NVIDIA / data-science-stack

NVIDIA Data Science stack tools
Apache License 2.0
381 stars 55 forks source link

build-container using data-science-stack-pinned.yaml fails with conflicts and unable to create new pin.yaml #135

Open rezroo opened 9 months ago

rezroo commented 9 months ago

Exec of "./data-science-stack build-container" fails after 24 hours with 100s of python conflicts reported by conda:

9 ERROR: process "/bin/sh -c ${CONDA_ROOT}/bin/conda env create -n data-science-stack-${STACK_VERSION} -f /environment-pinned.yaml" did not complete successfully: exit code: 1

So an attempt was made to create a new dependency version by running "./data-science-stack pin data-science-stack", however after running for 84 hours at 100% CPU conda is still not done. There are no messages on stdout other than 4 warnings printed at the start more than 3 days ago:

$ ./data-science-stack pin data-science-stack

NV### Sat 02 Mar 2024 10:18:07 PM PST #### START Pinning versions to data-science-stack-pinned.yaml

python3.7: Pulling from frolvlad/alpine-miniconda3 Digest: sha256:d0f3f7eb69fda9d203e72ec162a1a2813993d9c791efe9d6bcf397d6858fd4b1 Status: Image is up to date for frolvlad/alpine-miniconda3:python3.7 docker.io/frolvlad/alpine-miniconda3:python3.7

NV### Sat 02 Mar 2024 10:18:08 PM PST #### conda create -v --name snapper -c rapidsai -c conda-forge -c nvidia -c pytorch -c defaults "python=3.10" "cudatoolkit=11.8" "rapids=23.04" conda-forge::adlfs conda-forge::cffi conda-forge::cmake conda-forge::dask-glm conda-forge::dask-kubernetes conda-forge::dask-jobqueue conda-forge::dask-labextension conda-forge::dask-ml conda-forge::fastparquet conda-forge::flatbuffers conda-forge::gcsfs conda-forge::hypothesis conda-forge::ipython conda-forge::ipyvolume conda-forge::ipywidgets conda-forge::jupyterlab rapidsai::jupyterlab-nvdashboard conda-forge::lapack conda-forge::lime conda-forge::matplotlib conda-forge::networkx conda-forge::nltk conda-forge::nodejs conda-forge::opencv conda-forge::pytest conda-forge::python-graphviz conda-forge::python-snappy "conda-forge::pytorch>=1.8" conda-forge::rapidjson conda-forge::seaborn conda-forge::statsmodels conda-forge::tensorflow pytorch::torchvision --dry-run

NV### Sat 02 Mar 2024 10:18:08 PM PST #### This will take a while...

INFO conda.gateways.repodata:conda_http_errors(203): Unable to retrieve repodata (response: 404) for https://conda.anaconda.org/rapidsai/linux-64/current_repodata.json WARNING conda.models.version:get_matcher(546): Using . with relational operator is superfluous and deprecated and will be removed in a future version of conda.
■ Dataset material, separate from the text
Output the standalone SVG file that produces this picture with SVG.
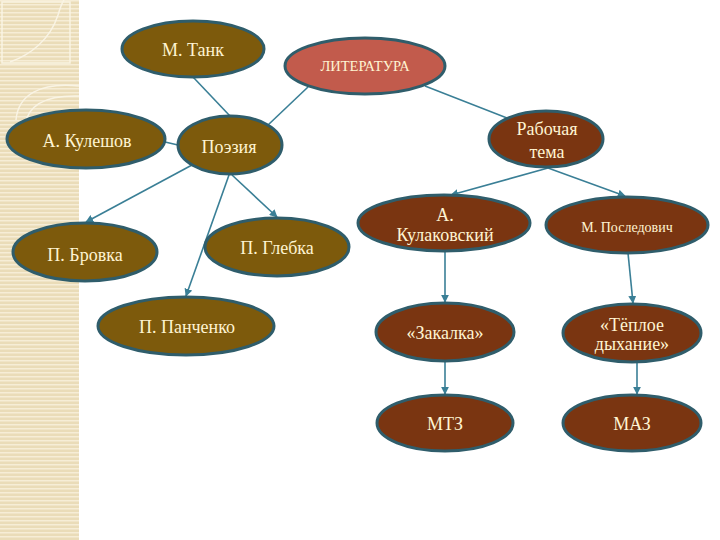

Your spec was 1.7.1., but conda is ignoring the . and treating it as 1.7.1 WARNING conda.models.version:get_matcher(546): Using . with relational operator is superfluous and deprecated and will be removed in a future version of conda. Your spec was 1.9.0., but conda is ignoring the . and treating it as 1.9.0 WARNING conda.models.version:get_matcher(546): Using . with relational operator is superfluous and deprecated and will be removed in a future version of conda. Your spec was 1.8.0., but conda is ignoring the . and treating it as 1.8.0 WARNING conda.models.version:get_matcher(546): Using . with relational operator is superfluous and deprecated and will be removed in a future version of conda. Your spec was 1.6.0., but conda is ignoring the . and treating it as 1.6.0

How long is "a while"? If it takes more than the 3 days it has taken already then we need the maintainers to step in and address this issue for the community so the repository is usable again.

rezroo commented 9 months ago

Is this repo even maintained by anyone? I expected a bit more - like a simple acknowledgement - from a $2T company.